Et bien non ! Au contraire Dennis allait prendre l’habitude de recouvrir Robbie d’une fausse fourrure afin de le déguiser en chien normal quand c’était nécessaire. Et quand une enquête l’exigeait, Robbie se débarrassait de sa fourrure pour apparaître comme le Robot Dog qu’il était réellement. A ma connaissance c’est le seul « animal » de compagnie qui ait du faire autant d’efforts pour maintenir une identité secrète pendant tout le Golden Age (techniquement on révèlerait plus tard que Thor, le chien du héros Manhunter, avait été un robot pendant tout ce temps mais il s’agit d’une « retcon » bien plus tardive). L’existence de Robbie The Robot Dog dans la période post-Crisis allait être confirmée en particulier à partir de l’an 2000, quand Geoff Johns ferait à nouveau mention de lui dans Stars and S.T.R.I.P.E. #8, plus récemment le chien robot a fait une apparition dans Superman #692 (2009) quand Robbie est montré comme faisant partie des pensionnaires du projet 7734 (organisation anti-Superman dirigée par le Général Lane). Bien sûr tout ça se déroulait avant Flashpoint. Le Golden Age ne s’étant jamais déroulé dans la continuité actuelle de DC Comics, Robbie le Robot-Chien pourrait aussi bien faire son retour dans un épisode d’Earth 2 (vu que ce monde là est peuplé d’anciens concepts associés au Golden Age) ou dans un des entrepôts d’A.R.G.U.S. qui, comme le projet 7734 avant lui, collecte les curiosités technologiques ou mystiques (façon entrepôt à la fin d’Indiana Jones). Le concept d’un chien robot peut faire sourire à la base mais, si on y pense, une intelligence artificielle capable de se déplacer un corps de quadrupède n’est pas plus ridicule qu’un robot (ou un cyborg) bipède. Robbie pourrait aussi bien faire son retour un jour comme chien de Victor Stone (l’actuel Cyborg membre de la Justice League) ou comme moyen de contrer Krypto le Super-Chien. Allez savoir…
[Xavier Fournier]
Le gardien du métro a vraiment une très mauvaise vue car justement , ce quadrupède ressemble plus a une boite de sardines qu’a un chien 😉
Le dessin me fait penser à Will Eisner…
@ Lionel. Je pense que l’idée est que le gardien pense qu’on essaie de passer un chien en fraude en le déguisant sous du métal. C’est pour ça que Paul Dennis ouvre le chien…

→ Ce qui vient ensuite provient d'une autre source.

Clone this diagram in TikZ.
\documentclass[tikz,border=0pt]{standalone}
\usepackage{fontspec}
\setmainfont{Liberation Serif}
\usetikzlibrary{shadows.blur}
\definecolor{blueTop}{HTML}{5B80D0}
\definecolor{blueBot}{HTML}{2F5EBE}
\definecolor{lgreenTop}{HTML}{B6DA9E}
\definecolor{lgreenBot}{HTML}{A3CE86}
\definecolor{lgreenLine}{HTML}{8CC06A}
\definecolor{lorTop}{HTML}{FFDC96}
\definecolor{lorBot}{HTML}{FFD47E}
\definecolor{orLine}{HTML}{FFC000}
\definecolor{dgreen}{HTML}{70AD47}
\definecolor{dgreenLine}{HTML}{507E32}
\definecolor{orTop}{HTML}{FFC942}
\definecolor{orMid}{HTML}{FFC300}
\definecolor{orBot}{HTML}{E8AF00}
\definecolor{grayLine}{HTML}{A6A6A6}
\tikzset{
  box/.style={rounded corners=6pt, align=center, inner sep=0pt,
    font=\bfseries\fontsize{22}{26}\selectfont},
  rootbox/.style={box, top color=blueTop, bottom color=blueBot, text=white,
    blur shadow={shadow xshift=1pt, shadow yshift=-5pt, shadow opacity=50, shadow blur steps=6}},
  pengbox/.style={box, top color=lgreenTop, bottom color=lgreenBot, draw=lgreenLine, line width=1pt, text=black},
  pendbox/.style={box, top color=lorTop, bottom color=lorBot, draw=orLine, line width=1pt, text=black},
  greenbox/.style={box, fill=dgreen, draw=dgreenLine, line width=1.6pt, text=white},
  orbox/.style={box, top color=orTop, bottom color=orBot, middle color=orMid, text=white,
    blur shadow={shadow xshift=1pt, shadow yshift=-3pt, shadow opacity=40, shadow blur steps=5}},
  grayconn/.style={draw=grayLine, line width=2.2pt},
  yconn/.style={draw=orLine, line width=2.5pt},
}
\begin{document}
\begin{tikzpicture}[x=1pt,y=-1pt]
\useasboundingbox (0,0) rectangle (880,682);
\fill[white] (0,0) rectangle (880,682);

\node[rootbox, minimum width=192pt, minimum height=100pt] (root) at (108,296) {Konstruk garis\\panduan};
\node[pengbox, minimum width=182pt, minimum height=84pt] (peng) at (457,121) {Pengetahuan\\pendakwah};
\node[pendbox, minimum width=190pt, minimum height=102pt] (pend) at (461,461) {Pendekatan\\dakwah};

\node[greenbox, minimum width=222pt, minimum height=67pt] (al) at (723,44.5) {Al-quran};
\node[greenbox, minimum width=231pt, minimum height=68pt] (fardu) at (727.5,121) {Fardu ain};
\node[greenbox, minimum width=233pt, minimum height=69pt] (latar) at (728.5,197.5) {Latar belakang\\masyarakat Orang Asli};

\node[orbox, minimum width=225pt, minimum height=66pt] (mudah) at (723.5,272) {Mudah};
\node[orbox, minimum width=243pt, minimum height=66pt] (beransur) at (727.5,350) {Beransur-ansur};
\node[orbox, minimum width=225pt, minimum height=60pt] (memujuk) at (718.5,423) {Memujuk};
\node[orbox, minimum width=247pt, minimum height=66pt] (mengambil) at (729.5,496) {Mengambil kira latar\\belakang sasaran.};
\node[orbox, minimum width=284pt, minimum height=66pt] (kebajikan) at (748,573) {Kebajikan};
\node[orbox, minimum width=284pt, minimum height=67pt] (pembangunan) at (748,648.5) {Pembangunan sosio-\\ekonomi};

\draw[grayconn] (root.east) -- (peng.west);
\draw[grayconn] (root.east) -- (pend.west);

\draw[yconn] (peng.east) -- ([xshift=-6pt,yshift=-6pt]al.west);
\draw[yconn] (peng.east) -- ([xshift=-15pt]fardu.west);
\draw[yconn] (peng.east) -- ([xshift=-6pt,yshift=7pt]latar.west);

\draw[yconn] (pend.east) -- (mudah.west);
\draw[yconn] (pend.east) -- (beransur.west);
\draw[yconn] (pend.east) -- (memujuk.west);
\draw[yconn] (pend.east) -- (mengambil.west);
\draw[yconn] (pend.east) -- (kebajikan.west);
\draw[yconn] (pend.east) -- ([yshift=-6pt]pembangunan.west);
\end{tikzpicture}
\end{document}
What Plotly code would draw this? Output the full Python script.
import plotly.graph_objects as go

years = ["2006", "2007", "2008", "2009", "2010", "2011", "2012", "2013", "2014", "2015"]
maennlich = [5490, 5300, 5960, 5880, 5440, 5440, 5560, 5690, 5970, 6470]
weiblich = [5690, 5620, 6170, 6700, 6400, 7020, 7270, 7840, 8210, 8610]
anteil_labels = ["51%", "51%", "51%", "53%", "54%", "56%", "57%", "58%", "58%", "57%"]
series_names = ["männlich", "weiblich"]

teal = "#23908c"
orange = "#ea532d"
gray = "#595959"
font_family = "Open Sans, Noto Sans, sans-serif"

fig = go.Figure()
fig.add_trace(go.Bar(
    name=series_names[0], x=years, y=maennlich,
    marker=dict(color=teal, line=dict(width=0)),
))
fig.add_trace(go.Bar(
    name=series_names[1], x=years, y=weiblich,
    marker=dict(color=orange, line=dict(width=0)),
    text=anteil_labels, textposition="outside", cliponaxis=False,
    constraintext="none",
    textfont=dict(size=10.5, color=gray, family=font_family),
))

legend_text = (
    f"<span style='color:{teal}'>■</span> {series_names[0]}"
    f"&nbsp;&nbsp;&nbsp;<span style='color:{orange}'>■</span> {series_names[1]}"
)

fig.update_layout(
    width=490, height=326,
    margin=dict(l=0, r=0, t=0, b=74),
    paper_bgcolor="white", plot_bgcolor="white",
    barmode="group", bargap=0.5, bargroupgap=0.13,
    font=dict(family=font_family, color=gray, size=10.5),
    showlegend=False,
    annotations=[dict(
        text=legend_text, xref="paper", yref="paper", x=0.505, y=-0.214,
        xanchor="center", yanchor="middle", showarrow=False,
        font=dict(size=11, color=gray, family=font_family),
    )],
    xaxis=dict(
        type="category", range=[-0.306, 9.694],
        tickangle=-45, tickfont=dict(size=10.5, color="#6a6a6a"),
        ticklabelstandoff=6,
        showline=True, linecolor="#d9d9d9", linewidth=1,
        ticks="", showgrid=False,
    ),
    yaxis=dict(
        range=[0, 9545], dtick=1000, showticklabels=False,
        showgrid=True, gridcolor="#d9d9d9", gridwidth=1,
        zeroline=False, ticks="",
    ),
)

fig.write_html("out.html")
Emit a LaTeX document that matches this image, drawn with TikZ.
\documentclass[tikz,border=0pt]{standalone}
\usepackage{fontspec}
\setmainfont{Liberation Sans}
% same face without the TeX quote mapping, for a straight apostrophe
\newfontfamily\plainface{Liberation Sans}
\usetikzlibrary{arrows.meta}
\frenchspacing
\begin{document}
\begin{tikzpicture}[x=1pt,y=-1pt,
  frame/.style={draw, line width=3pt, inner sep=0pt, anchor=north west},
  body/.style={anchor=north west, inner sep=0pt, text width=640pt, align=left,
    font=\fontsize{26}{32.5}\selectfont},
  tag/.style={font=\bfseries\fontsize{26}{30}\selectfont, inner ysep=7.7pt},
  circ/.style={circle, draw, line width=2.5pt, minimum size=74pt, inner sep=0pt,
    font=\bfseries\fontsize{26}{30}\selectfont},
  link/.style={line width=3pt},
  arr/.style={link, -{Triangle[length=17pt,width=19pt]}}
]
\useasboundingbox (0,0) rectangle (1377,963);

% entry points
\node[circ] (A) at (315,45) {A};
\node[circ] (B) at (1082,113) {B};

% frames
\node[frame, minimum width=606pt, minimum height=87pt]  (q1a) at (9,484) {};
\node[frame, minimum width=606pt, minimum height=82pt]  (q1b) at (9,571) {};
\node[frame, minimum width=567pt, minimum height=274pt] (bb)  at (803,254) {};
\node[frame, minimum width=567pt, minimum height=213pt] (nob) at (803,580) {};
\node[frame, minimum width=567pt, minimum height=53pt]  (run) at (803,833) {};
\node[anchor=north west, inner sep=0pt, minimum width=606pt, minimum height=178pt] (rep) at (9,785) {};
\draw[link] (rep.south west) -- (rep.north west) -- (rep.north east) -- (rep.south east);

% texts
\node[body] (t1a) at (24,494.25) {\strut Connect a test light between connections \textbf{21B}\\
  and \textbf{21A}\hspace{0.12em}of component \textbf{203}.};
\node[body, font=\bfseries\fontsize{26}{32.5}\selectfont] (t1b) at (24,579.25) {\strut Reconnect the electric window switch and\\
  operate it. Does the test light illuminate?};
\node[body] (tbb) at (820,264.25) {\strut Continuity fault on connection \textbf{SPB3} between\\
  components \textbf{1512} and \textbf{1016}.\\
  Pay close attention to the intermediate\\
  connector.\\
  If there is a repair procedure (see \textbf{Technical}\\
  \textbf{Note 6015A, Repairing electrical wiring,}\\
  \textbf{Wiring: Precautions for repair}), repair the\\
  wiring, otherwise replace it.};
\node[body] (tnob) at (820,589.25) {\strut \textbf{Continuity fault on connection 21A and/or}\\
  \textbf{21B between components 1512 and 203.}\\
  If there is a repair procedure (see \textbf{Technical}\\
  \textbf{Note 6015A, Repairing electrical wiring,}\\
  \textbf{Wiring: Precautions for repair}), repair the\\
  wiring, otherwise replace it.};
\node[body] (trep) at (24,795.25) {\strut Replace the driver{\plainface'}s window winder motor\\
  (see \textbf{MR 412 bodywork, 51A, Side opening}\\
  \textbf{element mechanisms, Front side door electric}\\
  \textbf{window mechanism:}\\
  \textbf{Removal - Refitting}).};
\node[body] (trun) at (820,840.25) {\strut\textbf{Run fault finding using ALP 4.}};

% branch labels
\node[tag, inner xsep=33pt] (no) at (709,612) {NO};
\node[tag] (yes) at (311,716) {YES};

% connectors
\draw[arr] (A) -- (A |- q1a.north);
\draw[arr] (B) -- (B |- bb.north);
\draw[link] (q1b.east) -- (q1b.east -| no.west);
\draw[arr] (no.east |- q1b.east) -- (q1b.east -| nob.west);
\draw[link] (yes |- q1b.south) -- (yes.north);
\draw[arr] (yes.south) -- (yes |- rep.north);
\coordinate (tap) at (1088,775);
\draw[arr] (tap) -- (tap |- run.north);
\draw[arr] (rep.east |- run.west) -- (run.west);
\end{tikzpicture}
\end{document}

@ Bonredo: C’est probablement du Jimmy Thompson, un artiste qui avait aussi bossé pour Timely.
Ceci explique cela 😉
J’ai pas regardé si vous l’avez déjà cité dans une de vos chronique , Il y a eu un autre Robotman (Cliff Steele) de DC période moderne . Il faisait parti d’un groupe de S.H. « The doom patrol » créé en 1963. A l’origine son cerveau a été aussi transplanté dans son crane de cyborg sauf que son corps a subi une mutilation par accident . Les auteurs se sont sans doute inspiré du premier Robotman !!